TC: Oh yeah! Oh absolutely! It closed down the bong industry. I mean, it closed for the government getting their taxes. I mean, the blowers are still blowing. The only thing it closed down were the warehouses that legitimately kept stock. Now it's all underground like everything else. Or coming in from China. There's websites in China where you can order your bongs from. And they come in. They're coming in, sure. Kelly Gross, on All Things Considered, she interviewed the prosecutor, Mary Beth Buchanan, and she said, 'Did this have any effect on the way people smoke pot? Don't you think there are other ways they can smoke pot besides a glass bong?' And the prosecutor says, 'Well, regardless, there are millions of bongs that won't be used by our young people.' Because they destroyed them.
GM: Hadn't they ever heard of a joint?
TC: (laughs) It was all polit... They keep your mind off... Distraction. It was all distraction. Just like Bush now. He's got his budget and he doesn't include the Iraqi war in the budget. That's a billion dollars a week going down the drain, and he doesn't include that in the budget. It's not only crazy, but people are... It just shows you that people don't read the fine print. They read headlines.
GM: We're all guilty of that.
TC: Yeah. I force myself now to take time and read. I mean, because I'm also a comedian and looking for material. But I just have to force myself. There's been days when I don't even open the newspaper, like if I'm on the road and come home and there'll be a pile of them there... And news of new pot laws or something, you could miss all that. But that's the nature of people, you know. And this is what kills me about Canada: I talk to people up there and they say, 'What do you think of our liberal pot laws?' Well, you look at your pot laws. They're the same as ours. The only difference is you won't get popped for having a little amount. It's still against the law but they won't arrest you because no judge will be serious about it. But if you get caught growing or selling, it's 15 years waiting for you. So it's the same state that's down here. Except down here, if there's a gun involved then they'll enhance your sentence. I was in jail with guys who were finishing up 20- and 30-year sentences for growing pot. They were on a farm and they got a .22 rifle leaning against the door, and because of the gun their sentence doubled. So it went from like 10 years to 20 years. And that's legitimate people.
GM: What was your average day like in prison?
TC: Get up early, count, work for a few hours – actually with me, it was like 20 minutes of work...
GM: Doing what?
TC: Sweeping, picking up cigarette butts. And then I'd volunteer in the garden, I'd work in the garden. We had a nice little garden thing going. And then go back for lunch and count...

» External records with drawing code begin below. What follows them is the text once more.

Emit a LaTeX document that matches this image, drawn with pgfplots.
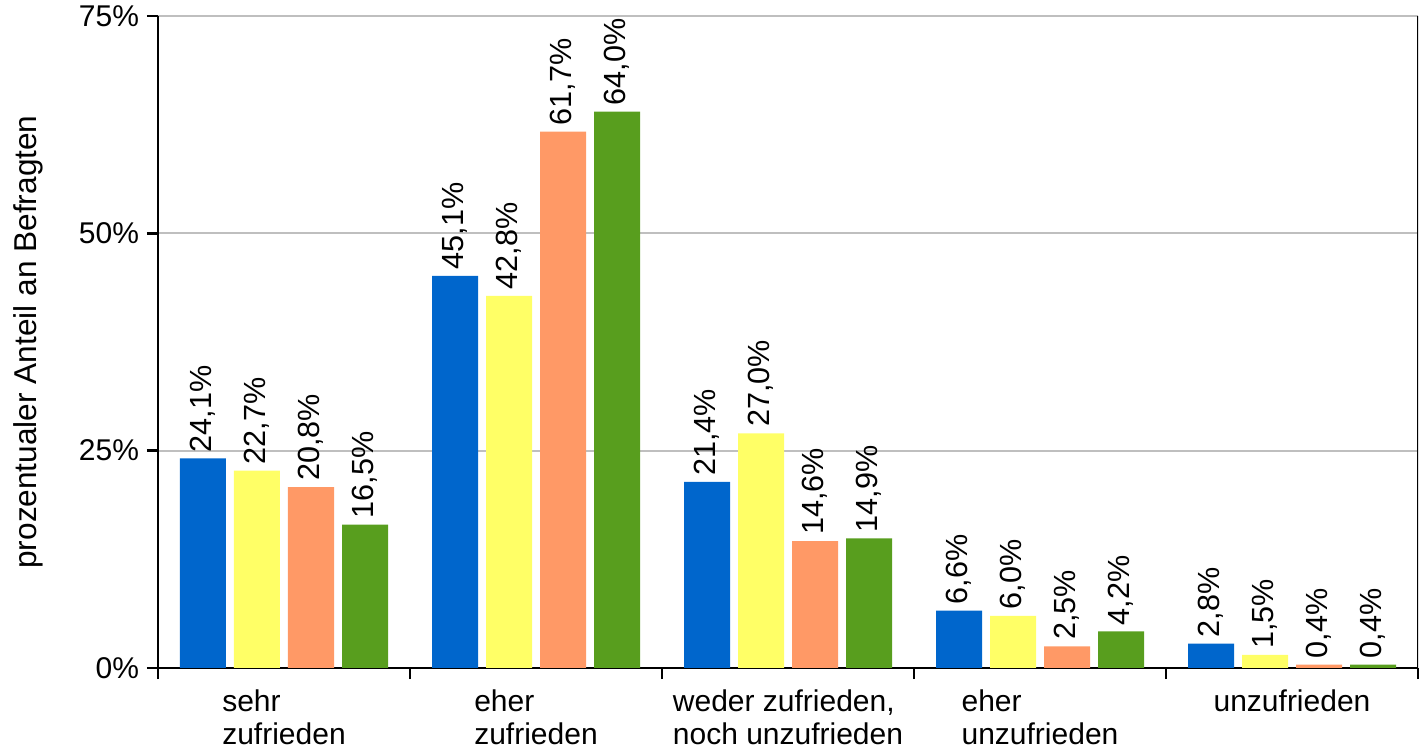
\documentclass[border=0pt]{standalone}
\usepackage{pgfplots}
\pgfplotsset{compat=1.18}
\usepackage{fontspec}
\setmainfont{Liberation Sans}

\definecolor{cblue}{RGB}{0,102,204}
\definecolor{cyellow}{RGB}{255,255,102}
\definecolor{corange}{RGB}{255,153,102}
\definecolor{cgreen}{RGB}{88,158,30}

\begin{document}
\begin{tikzpicture}
\begin{axis}[
    scale only axis,
    width=630bp, height=326bp,
    font=\fontsize{15bp}{16.5bp}\selectfont,
    xmin=-0.5, xmax=4.5,
    ymin=0, ymax=75,
    ybar=4bp, bar width=23bp,
    axis x line*=bottom, axis y line*=left,
    axis line style={line width=1.2bp},
    ytick={0,25,50,75},
    yticklabel={\pgfmathprintnumber{\tick}\%},
    /pgf/number format/assume math mode=true,
    ymajorgrids,
    grid style={line width=1bp, color=black!25},
    xtick={-0.5,0.5,1.5,2.5,3.5,4.5},
    xticklabels={{sehr\\zufrieden},{eher\\zufrieden},{weder zufrieden,\\noch unzufrieden},{eher\\unzufrieden},{unzufrieden},{}},
    x tick label as interval,
    xticklabel style={align=left, anchor=north, yshift=-2bp},
    yticklabel style={xshift=-0.5bp},
    tick align=outside,
    major tick length=5.5bp,
    tick style={line width=1.2bp, black},
    ylabel={prozentualer Anteil an Befragten},
    every axis y label/.style={at={(rel axis cs:0,0.5)}, xshift=-65bp, rotate=90, anchor=center, font=\fontsize{15.8bp}{18bp}\selectfont},
    nodes near coords={\pgfmathprintnumber[fixed,fixed zerofill,precision=1,use comma]{\pgfplotspointmeta}\%},
    every node near coord/.append style={rotate=90, anchor=west, font=\fontsize{15.3bp}{16bp}\selectfont, inner xsep=3bp},
]
\addplot[fill=cblue, draw=none] coordinates {(0,24.1) (1,45.1) (2,21.4) (3,6.6) (4,2.8)};
\addplot[fill=cyellow, draw=none] coordinates {(0,22.7) (1,42.8) (2,27.0) (3,6.0) (4,1.5)};
\addplot[fill=corange, draw=none] coordinates {(0,20.8) (1,61.7) (2,14.6) (3,2.5) (4,0.4)};
\addplot[fill=cgreen, draw=none] coordinates {(0,16.5) (1,64.0) (2,14.9) (3,4.2) (4,0.4)};
\draw[line width=1.2bp] (rel axis cs:1,0) -- (rel axis cs:1,1);
\coordinate (O) at (rel axis cs:0,0);
\end{axis}
\pgfresetboundingbox
\path (O) ++(-79bp,-42.5bp) rectangle ++(712bp,376.5bp);
\end{tikzpicture}
\end{document}
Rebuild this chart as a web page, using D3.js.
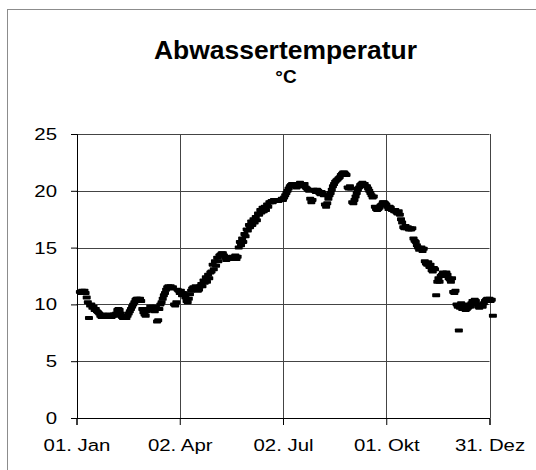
<!DOCTYPE html>
<html>
<head>
<meta charset="utf-8">
<script src="https://cdn.jsdelivr.net/npm/d3@7"></script>
<style>
  html, body { margin: 0; padding: 0; background: #fff; }
  svg { display: block; }
  text { font-family: "Liberation Sans", Arial, sans-serif; fill: #000; }
</style>
</head>
<body>
<svg id="chart" width="536" height="470"></svg>
<script>
// ---- data ----
const titleText = "Abwassertemperatur";
const unitText = "°C";
const xTickDays = [0, 91, 182, 273, 364];
const xTickLabels = ["01. Jan", "02. Apr", "02. Jul", "01. Okt", "31. Dez"];
const yTickValues = [0, 5, 10, 15, 20, 25];
const firstDay = 3; // series starts 04. Jan (daily values)
const temps = [
  11.1, 11.0, 11.2, 11.1, 11.2, 11.0,
  10.6, 10.2,
  8.8,
  9.9, 10.0, 9.7, 9.8, 9.5, 9.6, 9.4, 9.3, 9.2,
  9.0, 8.9, 9.1, 9.0, 8.9, 9.0, 9.0, 8.9, 9.1, 9.0, 8.9, 9.0, 9.1, 9.0, 9.2,
  9.5, 9.6, 9.5,
  9.2, 8.9, 8.8, 8.8, 8.9, 8.8, 9.0,
  9.2, 9.4, 9.6, 9.8, 10.0, 10.2, 10.4, 10.5, 10.5, 10.4,
  10.5, 10.3,
  9.6, 9.3, 9.1, 9.0, 9.4, 9.6, 9.5, 9.8,
  9.6, 9.8, 9.7, 9.4, 9.8, 8.5, 8.6,
  9.6, 10.0, 10.2, 10.5, 10.8, 11.0, 11.3, 11.5,
  11.6, 11.5, 11.6, 11.4, 11.5,
  10.0, 9.9, 10.2,
  11.3, 11.2, 11.0, 11.2,
  10.8, 11.0, 10.9, 10.6, 10.3, 10.2, 10.5, 10.9,
  11.2, 11.4, 11.5, 11.3, 11.6, 11.5, 11.2, 11.3, 11.6, 11.8,
  11.6, 12.1, 11.9, 12.4, 12.0, 12.6, 12.3, 12.8,
  12.9, 13.5, 13.1, 13.8, 13.4, 14.1, 13.8,
  14.3, 14.4, 14.5, 14.5, 14.3, 14.1, 13.9,
  14.0, 14.1, 14.0, 14.1, 14.2, 14.0, 14.1, 14.3, 14.0, 14.2,
  15.0, 15.5, 15.2, 15.8, 15.5, 16.2, 16.0, 16.6,
  16.5, 17.0, 16.8, 17.3, 17.0, 17.5, 17.2, 17.7, 17.4, 18.0,
  17.9, 18.3, 18.1, 18.5, 18.2, 18.6, 18.3, 18.8, 18.6, 19.0,
  19.0, 19.1, 19.0, 19.2, 19.1, 19.2, 19.2, 19.1, 19.2, 19.2, 19.3, 19.2, 19.4, 19.6, 19.8,
  20.0, 20.2, 20.4, 20.5, 20.6, 20.4, 20.5, 20.6, 20.3, 20.5,
  20.6, 20.7, 20.6, 20.5, 20.4, 20.6, 20.3, 20.2, 20.1, 20.0,
  19.3, 19.0, 19.2,
  20.1, 20.0, 19.9, 20.1, 20.0, 19.8, 19.7, 19.9, 19.8, 19.6,
  18.8, 18.6, 18.9, 19.3,
  19.6, 19.8, 20.1, 20.4, 20.6, 20.8, 20.9, 21.0, 21.1, 21.2,
  21.4, 21.5, 21.6, 21.6, 21.5, 21.4,
  20.3, 20.2, 20.4, 20.2,
  19.0, 18.9, 19.2, 19.5,
  19.8, 20.1, 20.3, 20.5, 20.6, 20.7, 20.6, 20.6, 20.4,
  20.4, 20.2, 20.0, 19.8, 19.6,
  19.4, 19.5, 18.6, 18.4,
  18.3, 18.4, 18.5, 18.7, 18.8, 19.0,
  19.0, 18.9, 18.8, 18.6, 18.4, 18.6, 18.5, 18.3,
  18.3, 18.2, 18.3, 18.1, 18.0, 18.2, 17.9,
  17.5, 17.2, 16.8, 16.7, 16.9,
  16.7, 16.8, 16.6, 16.7, 16.6, 16.7,
  15.8, 15.6, 15.5, 15.2, 15.0,
  14.8, 14.9, 15.0, 14.7, 14.9,
  13.8, 13.6, 13.5, 13.7, 13.3, 13.5,
  13.0, 12.9, 13.2, 13.1,
  10.8,
  12.0, 12.3, 12.0,
  12.5, 12.6, 12.8, 12.7, 12.5, 12.8, 12.6,
  12.3, 12.2, 12.0, 12.3,
  11.1, 11.0, 11.2,
  10.0, 9.8, 7.7, 9.7, 10.1,
  9.6, 9.8, 10.0, 9.5, 9.6, 9.7, 9.9, 9.8, 10.1,
  10.3, 10.2, 10.4, 10.3, 10.0,
  9.8, 9.7, 9.9, 10.0, 9.8,
  10.1, 10.3, 10.4, 10.5, 10.4,
  10.5, 10.3, 10.4, 9.0
];

// ---- layout ----
const plot = { left: 76.5, right: 489.5, top: 134, bottom: 418 };
const svg = d3.select("#chart");

// outer frame (left and top edges visible)
svg.append("rect")
  .attr("x", 7.5).attr("y", 9.5)
  .attr("width", 560).attr("height", 500)
  .attr("fill", "#fff").attr("stroke", "#8c8c8c").attr("stroke-width", 1);

const x = d3.scaleLinear().domain([0, 364]).range([plot.left, plot.right]);
const y = d3.scaleLinear().domain([0, 25]).range([plot.bottom, plot.top]);

// gridlines
const grid = svg.append("g");
grid.selectAll("line.h").data(yTickValues.filter(v => v > 0)).join("line")
  .attr("x1", plot.left).attr("x2", plot.right)
  .attr("y1", d => Math.round(y(d)) + 0.5).attr("y2", d => Math.round(y(d)) + 0.5)
  .attr("stroke", "#444").attr("stroke-width", 1);
grid.selectAll("line.v").data(xTickDays.filter(v => v > 0)).join("line")
  .attr("y1", plot.top).attr("y2", plot.bottom)
  .attr("x1", d => Math.round(x(d)) + 0.5).attr("x2", d => Math.round(x(d)) + 0.5)
  .attr("stroke", "#444").attr("stroke-width", 1);

// axes
const yAxis = d3.axisLeft(y).tickValues(yTickValues).tickSize(6).tickPadding(14).tickFormat(d3.format("d"));
const xAxis = d3.axisBottom(x).tickValues(xTickDays).tickSize(7).tickPadding(12)
  .tickFormat((d, i) => xTickLabels[i]);

const gy = svg.append("g").attr("transform", `translate(${Math.round(plot.left)},0)`).call(yAxis);
const gx = svg.append("g").attr("transform", `translate(0,${plot.bottom})`).call(xAxis);
[gy, gx].forEach(g => {
  g.select(".domain").attr("stroke", "#000").attr("stroke-width", 1);
  g.selectAll(".tick line").attr("stroke", "#000");
  g.selectAll(".tick text")
    .style("font-family", '"Liberation Sans", Arial, sans-serif')
    .style("font-size", "17px").attr("fill", "#000");
});
// horizontally stretched label glyphs like the reference
gy.selectAll(".tick text").each(function () {
  const t = d3.select(this);
  const xPos = +t.attr("x");
  t.attr("x", null).attr("transform", `translate(${xPos},0) scale(1.2,1)`);
});
gx.selectAll(".tick text").each(function () {
  const t = d3.select(this);
  const yPos = +t.attr("y");
  t.attr("y", null).attr("dy", null)
   .attr("transform", `translate(0,${yPos + 14}) scale(1.2,1)`);
});

// markers (dashes)
svg.append("g").selectAll("rect").data(temps).join("rect")
  .attr("x", (d, i) => x(firstDay + i) - 4)
  .attr("y", d => y(d) - 2)
  .attr("width", 8).attr("height", 4)
  .attr("rx", 0.8)
  .attr("fill", "#000");

// titles
svg.append("text").attr("x", 285.5).attr("y", 58.5)
  .attr("text-anchor", "middle")
  .style("font-size", "25px").style("font-weight", "bold")
  .attr("textLength", 263).attr("lengthAdjust", "spacingAndGlyphs")
  .text(titleText);
svg.append("text").attr("x", 286).attr("y", 83)
  .attr("text-anchor", "middle")
  .style("font-size", "19px").style("font-weight", "bold")
  .text(unitText);
</script>
</body>
</html>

GM: What do you mean 'count'?
TC: Where they count you. And then go to school or go to class. I took a agricultural... I learned how to grow grass (laughs). I took my GED, I studied for that. I'd do that for a couple of hours and then come back and have a nap -- an hour hap or a two-hour nap, whatever I could squeeze in there -- and then get up and count again. You know when you count, you have to stand up in your cubicle until they come by. Then it was dinnertime. We would cook... I was with a group of guys that cooked in the microwave. It was much healthier than the mess hall. We'd eat early: 4:30, 5:00. And then watch a little TV or go for a walk and watch the sunset, that's what I was doing. Play a little bocce ball and then be back for another count at 9 o'clock, and then go to bed.
GM: A nice little retreat.
TC: It was very nice, in that respect. I was down with some of the most intelligent people on the planet. Really beautiful and sweet. People that had been in jail a long time, they really respect a person's privacy - because you don't have any. It was very, very cool. There were tensions that come up now and then between people. And there were dramas. It was the most exciting time of my life.
GM: Would you do anything different?
TC: Well, I would never have a bong company to begin with. I knew that things were coming down. When 9/11 hit, everything changed in America.